(Charts and diagrams as code)

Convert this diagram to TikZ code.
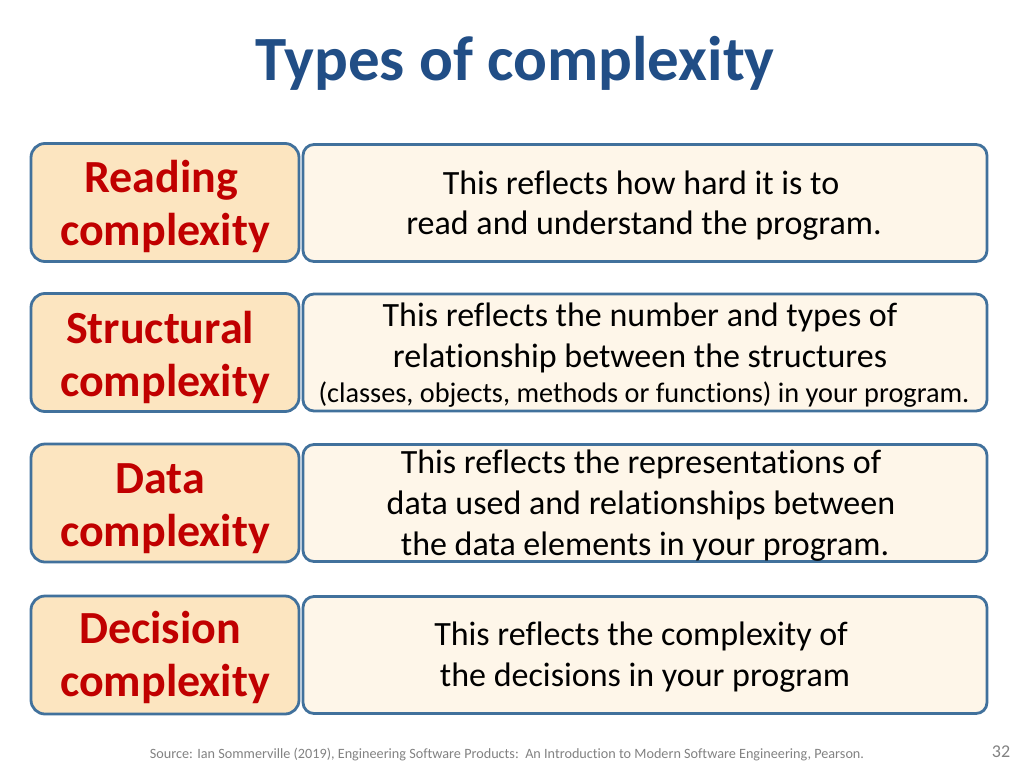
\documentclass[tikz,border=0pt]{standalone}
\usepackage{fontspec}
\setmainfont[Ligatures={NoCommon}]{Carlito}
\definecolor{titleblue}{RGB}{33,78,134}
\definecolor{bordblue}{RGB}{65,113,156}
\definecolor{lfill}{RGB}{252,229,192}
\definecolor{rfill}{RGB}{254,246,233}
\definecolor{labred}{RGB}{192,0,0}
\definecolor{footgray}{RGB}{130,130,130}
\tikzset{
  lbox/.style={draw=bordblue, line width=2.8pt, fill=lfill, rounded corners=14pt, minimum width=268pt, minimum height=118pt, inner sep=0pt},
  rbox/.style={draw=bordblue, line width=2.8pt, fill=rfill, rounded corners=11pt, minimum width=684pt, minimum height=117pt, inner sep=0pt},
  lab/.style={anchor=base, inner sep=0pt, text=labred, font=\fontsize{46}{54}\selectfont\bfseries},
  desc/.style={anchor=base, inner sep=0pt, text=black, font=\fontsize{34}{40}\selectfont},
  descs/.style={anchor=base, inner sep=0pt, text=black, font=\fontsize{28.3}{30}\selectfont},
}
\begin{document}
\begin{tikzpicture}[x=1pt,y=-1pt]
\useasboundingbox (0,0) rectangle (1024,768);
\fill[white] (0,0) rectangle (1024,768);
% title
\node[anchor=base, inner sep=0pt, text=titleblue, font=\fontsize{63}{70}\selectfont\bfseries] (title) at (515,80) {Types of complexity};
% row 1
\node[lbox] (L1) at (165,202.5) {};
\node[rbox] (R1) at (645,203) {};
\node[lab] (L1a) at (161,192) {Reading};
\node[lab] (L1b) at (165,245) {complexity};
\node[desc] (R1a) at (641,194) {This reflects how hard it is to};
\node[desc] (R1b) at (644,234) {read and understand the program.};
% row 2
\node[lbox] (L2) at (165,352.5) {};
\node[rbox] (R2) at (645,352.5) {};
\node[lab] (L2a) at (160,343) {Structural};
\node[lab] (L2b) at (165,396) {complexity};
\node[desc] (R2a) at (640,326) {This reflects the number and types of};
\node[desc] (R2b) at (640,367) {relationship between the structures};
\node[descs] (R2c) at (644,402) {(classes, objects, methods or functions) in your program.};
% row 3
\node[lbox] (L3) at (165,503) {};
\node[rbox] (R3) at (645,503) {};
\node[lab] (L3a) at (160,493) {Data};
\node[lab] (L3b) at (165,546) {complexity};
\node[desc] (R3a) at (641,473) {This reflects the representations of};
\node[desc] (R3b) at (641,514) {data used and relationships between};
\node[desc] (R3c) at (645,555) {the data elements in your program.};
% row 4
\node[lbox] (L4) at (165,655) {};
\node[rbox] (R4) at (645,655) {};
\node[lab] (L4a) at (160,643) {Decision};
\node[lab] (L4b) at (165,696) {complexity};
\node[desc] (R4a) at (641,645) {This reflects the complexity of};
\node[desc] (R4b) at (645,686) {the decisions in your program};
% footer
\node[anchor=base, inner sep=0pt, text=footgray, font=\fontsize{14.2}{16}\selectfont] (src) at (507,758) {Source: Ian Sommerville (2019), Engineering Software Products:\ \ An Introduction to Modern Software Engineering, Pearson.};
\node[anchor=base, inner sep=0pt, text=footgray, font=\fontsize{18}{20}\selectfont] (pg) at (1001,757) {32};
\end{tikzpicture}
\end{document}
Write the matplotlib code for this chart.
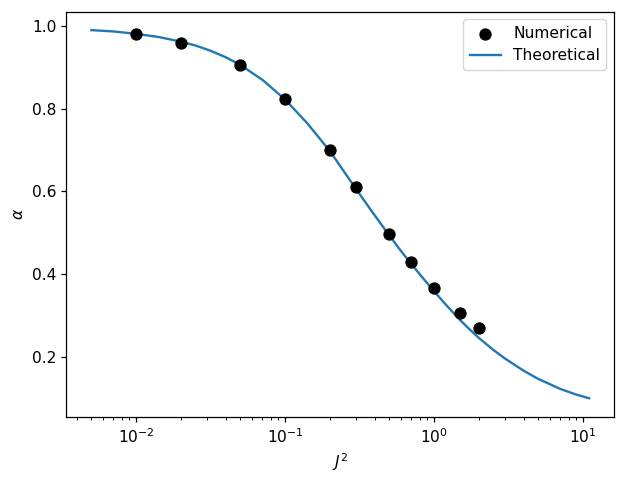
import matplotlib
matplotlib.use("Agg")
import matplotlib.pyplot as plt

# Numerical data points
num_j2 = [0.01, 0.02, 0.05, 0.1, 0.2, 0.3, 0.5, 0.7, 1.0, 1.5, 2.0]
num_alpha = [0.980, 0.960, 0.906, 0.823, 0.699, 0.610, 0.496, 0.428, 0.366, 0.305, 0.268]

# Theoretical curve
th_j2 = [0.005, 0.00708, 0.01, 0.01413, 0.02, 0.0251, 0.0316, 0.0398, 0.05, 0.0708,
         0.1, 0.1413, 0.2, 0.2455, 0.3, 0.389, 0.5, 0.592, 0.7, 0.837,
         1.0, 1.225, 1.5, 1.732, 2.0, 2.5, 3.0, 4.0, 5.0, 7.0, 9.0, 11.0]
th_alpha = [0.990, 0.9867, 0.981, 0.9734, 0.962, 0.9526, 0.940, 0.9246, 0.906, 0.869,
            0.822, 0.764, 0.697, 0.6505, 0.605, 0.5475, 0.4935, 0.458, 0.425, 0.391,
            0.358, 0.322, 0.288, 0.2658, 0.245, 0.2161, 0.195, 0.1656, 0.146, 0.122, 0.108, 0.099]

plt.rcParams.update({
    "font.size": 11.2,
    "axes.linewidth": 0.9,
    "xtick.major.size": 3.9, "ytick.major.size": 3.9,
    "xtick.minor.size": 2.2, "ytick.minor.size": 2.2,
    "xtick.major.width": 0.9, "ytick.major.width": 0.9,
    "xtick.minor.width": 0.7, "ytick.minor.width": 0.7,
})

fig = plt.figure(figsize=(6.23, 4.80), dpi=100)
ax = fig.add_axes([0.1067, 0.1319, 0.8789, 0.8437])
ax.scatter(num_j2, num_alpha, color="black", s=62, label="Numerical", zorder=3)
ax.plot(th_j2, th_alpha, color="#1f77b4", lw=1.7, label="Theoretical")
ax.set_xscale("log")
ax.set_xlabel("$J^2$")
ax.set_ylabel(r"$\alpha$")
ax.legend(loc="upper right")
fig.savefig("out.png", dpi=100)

**Work instructions:** Transcribe the whole listing exactly. Pictures stay out of your copy.

**Response to this exercise:**
Convert this diagram to TikZ code.
\documentclass[tikz,border=0pt]{standalone}
\usepackage{fontspec}
\setmainfont[Ligatures={NoCommon}]{Carlito}
\definecolor{titleblue}{RGB}{33,78,134}
\definecolor{bordblue}{RGB}{65,113,156}
\definecolor{lfill}{RGB}{252,229,192}
\definecolor{rfill}{RGB}{254,246,233}
\definecolor{labred}{RGB}{192,0,0}
\definecolor{footgray}{RGB}{130,130,130}
\tikzset{
  lbox/.style={draw=bordblue, line width=2.8pt, fill=lfill, rounded corners=14pt, minimum width=268pt, minimum height=118pt, inner sep=0pt},
  rbox/.style={draw=bordblue, line width=2.8pt, fill=rfill, rounded corners=11pt, minimum width=684pt, minimum height=117pt, inner sep=0pt},
  lab/.style={anchor=base, inner sep=0pt, text=labred, font=\fontsize{46}{54}\selectfont\bfseries},
  desc/.style={anchor=base, inner sep=0pt, text=black, font=\fontsize{34}{40}\selectfont},
  descs/.style={anchor=base, inner sep=0pt, text=black, font=\fontsize{28.3}{30}\selectfont},
}
\begin{document}
\begin{tikzpicture}[x=1pt,y=-1pt]
\useasboundingbox (0,0) rectangle (1024,768);
\fill[white] (0,0) rectangle (1024,768);
% title
\node[anchor=base, inner sep=0pt, text=titleblue, font=\fontsize{63}{70}\selectfont\bfseries] (title) at (515,80) {Types of complexity};
% row 1
\node[lbox] (L1) at (165,202.5) {};
\node[rbox] (R1) at (645,203) {};
\node[lab] (L1a) at (161,192) {Reading};
\node[lab] (L1b) at (165,245) {complexity};
\node[desc] (R1a) at (641,194) {This reflects how hard it is to};
\node[desc] (R1b) at (644,234) {read and understand the program.};
% row 2
\node[lbox] (L2) at (165,352.5) {};
\node[rbox] (R2) at (645,352.5) {};
\node[lab] (L2a) at (160,343) {Structural};
\node[lab] (L2b) at (165,396) {complexity};
\node[desc] (R2a) at (640,326) {This reflects the number and types of};
\node[desc] (R2b) at (640,367) {relationship between the structures};
\node[descs] (R2c) at (644,402) {(classes, objects, methods or functions) in your program.};
% row 3
\node[lbox] (L3) at (165,503) {};
\node[rbox] (R3) at (645,503) {};
\node[lab] (L3a) at (160,493) {Data};
\node[lab] (L3b) at (165,546) {complexity};
\node[desc] (R3a) at (641,473) {This reflects the representations of};
\node[desc] (R3b) at (641,514) {data used and relationships between};
\node[desc] (R3c) at (645,555) {the data elements in your program.};
% row 4
\node[lbox] (L4) at (165,655) {};
\node[rbox] (R4) at (645,655) {};
\node[lab] (L4a) at (160,643) {Decision};
\node[lab] (L4b) at (165,696) {complexity};
\node[desc] (R4a) at (641,645) {This reflects the complexity of};
\node[desc] (R4b) at (645,686) {the decisions in your program};
% footer
\node[anchor=base, inner sep=0pt, text=footgray, font=\fontsize{14.2}{16}\selectfont] (src) at (507,758) {Source: Ian Sommerville (2019), Engineering Software Products:\ \ An Introduction to Modern Software Engineering, Pearson.};
\node[anchor=base, inner sep=0pt, text=footgray, font=\fontsize{18}{20}\selectfont] (pg) at (1001,757) {32};
\end{tikzpicture}
\end{document}
Write the matplotlib code for this chart.
import matplotlib
matplotlib.use("Agg")
import matplotlib.pyplot as plt

# Numerical data points
num_j2 = [0.01, 0.02, 0.05, 0.1, 0.2, 0.3, 0.5, 0.7, 1.0, 1.5, 2.0]
num_alpha = [0.980, 0.960, 0.906, 0.823, 0.699, 0.610, 0.496, 0.428, 0.366, 0.305, 0.268]

# Theoretical curve
th_j2 = [0.005, 0.00708, 0.01, 0.01413, 0.02, 0.0251, 0.0316, 0.0398, 0.05, 0.0708,
         0.1, 0.1413, 0.2, 0.2455, 0.3, 0.389, 0.5, 0.592, 0.7, 0.837,
         1.0, 1.225, 1.5, 1.732, 2.0, 2.5, 3.0, 4.0, 5.0, 7.0, 9.0, 11.0]
th_alpha = [0.990, 0.9867, 0.981, 0.9734, 0.962, 0.9526, 0.940, 0.9246, 0.906, 0.869,
            0.822, 0.764, 0.697, 0.6505, 0.605, 0.5475, 0.4935, 0.458, 0.425, 0.391,
            0.358, 0.322, 0.288, 0.2658, 0.245, 0.2161, 0.195, 0.1656, 0.146, 0.122, 0.108, 0.099]

plt.rcParams.update({
    "font.size": 11.2,
    "axes.linewidth": 0.9,
    "xtick.major.size": 3.9, "ytick.major.size": 3.9,
    "xtick.minor.size": 2.2, "ytick.minor.size": 2.2,
    "xtick.major.width": 0.9, "ytick.major.width": 0.9,
    "xtick.minor.width": 0.7, "ytick.minor.width": 0.7,
})

fig = plt.figure(figsize=(6.23, 4.80), dpi=100)
ax = fig.add_axes([0.1067, 0.1319, 0.8789, 0.8437])
ax.scatter(num_j2, num_alpha, color="black", s=62, label="Numerical", zorder=3)
ax.plot(th_j2, th_alpha, color="#1f77b4", lw=1.7, label="Theoretical")
ax.set_xscale("log")
ax.set_xlabel("$J^2$")
ax.set_ylabel(r"$\alpha$")
ax.legend(loc="upper right")
fig.savefig("out.png", dpi=100)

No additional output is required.